7198 Communist Refugees
In the first 20 years after World War II, escapees from Communist Europe numbered 16.2 million,
from China 1.4 million
from North Korea 5.0 million
from Indo-China 1.2 million
from Cuba 310,000
And since 1964:
from Communist Europe about 70,000 a year
from China about 36,000 a year
from Indo-China over 250,000
since 1975
from Cuba about 500,000 since 1964.
7199 More Communist Refugees
—24 million persons fled Communism between 1945–1964.
—Since 1970,125,000 Jews have left Russia by 1977.
—Over the past 15 years (ending 1977), nearly 170,000 East Germans have fled to West Germany—about 6,000 yearly.
—Annually, about 70,000 people fled the Soviet Union and Eastern Europe.
—About 100 Chinese a day fled to Hong Kong. The illegals there total 6,000 in 1976.
7200 Vietnamese Refugees
When South Vietnam, Laos and Cambodia fell in 1975, more than 250,000 Indo-Chinese escaped.
The U.S. opened her doors to about 144,000; France took about 25,000; and Canada, 6,000. About 76,000 wait in camps in Thailand.
7201 Relocating Vietnam’s Refugees
Among the Vietnamese who fled their country just prior to the Communist takeover were hundreds of evangelical Christians. They left behind some 400 churches in South Vietnam and some 120,000 other believers. Spokesmen for the Christian and Missionary Alliance, which has taken on the responsibility of sponsoring the Christian refugees, say they may number as many as 1,000. The CMA was until recent years the only American mission board with workers in Vietnam. Its missionary efforts resulted in the establishment of the Evangelical Church of Vietnam.
Tom Stebbins, the last CMA missionary to leave Saigon, said he tried to get helicopters to go to the CMA-operated International Protestant Church there, inasmuch as some 200 persons had assembled in the building in hopes of being picked up. Stebbins was unsuccessful, and was himself forced to climb a wall to reach a helicopter. The CMA has also had missionary work in Laos, Cambodia, and Thailand.
—David Kucharsky
7202 Orphans Of War
How many children were orphaned in both World Wars?

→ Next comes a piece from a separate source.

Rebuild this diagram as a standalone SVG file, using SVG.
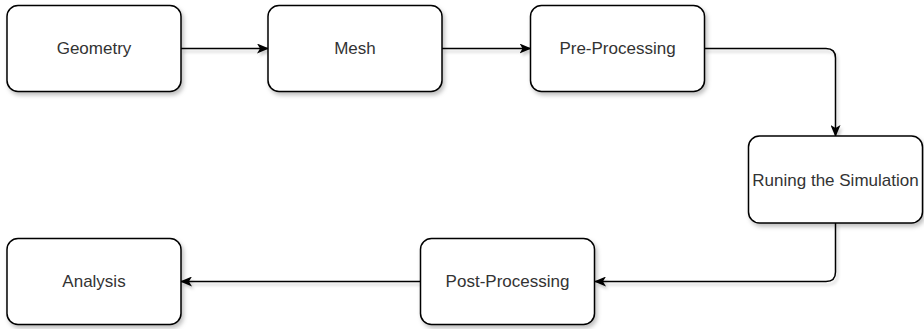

For World War I it is estimated that the total number of orphans was of the order of nine million. Of these about two million were in Poland, one-and-one-half million in Germany, nearly one million in France, and one-half million in Italy.
The actual number of war orphans must have been considerably larger if those with parents killed in postwar disturbances are included. The number in Russia was huge, and as late as 1928 the surviving “wild” children of Russia were estimated at nine million.
No reliable estimate of World War II orphans has appeared, but it is likely that their number is of the same order as World War I. For the United States, about 120,000 children were orphaned by the death of the father in service during World War II.
7203 Photo Tracing Continues
Cologne (INB)—The German Red Cross’ Photo Tracing Service has been issuing almost a million photos of missing persons of World War II. So far, it has been able to clarify the fates of 280,000 people. Even today, there are parents searching for their missing children—and also offspring, already grownups now, who are striving to find their parents.
7204 Endless Voyages For Some
There are some 5,000 men, and a handful of women we read, who are on an endless sea voyage to nowhere. When the ship they are on, usually a freighter, arrives at port, they are locked up in a cabin. Sometime an armed guard is posted at the door. These are stateless people who have stowed away on ships without any sort of documents, usually for no other reason than to escape rushing poverty in their last homeland. Some of them have been travelling the world’s shipping lanes for 10 to 12 years, and they fully expect to die at sea, because no country wants them. Without exception they are penniless, friendless, unskilled, and often illiterate.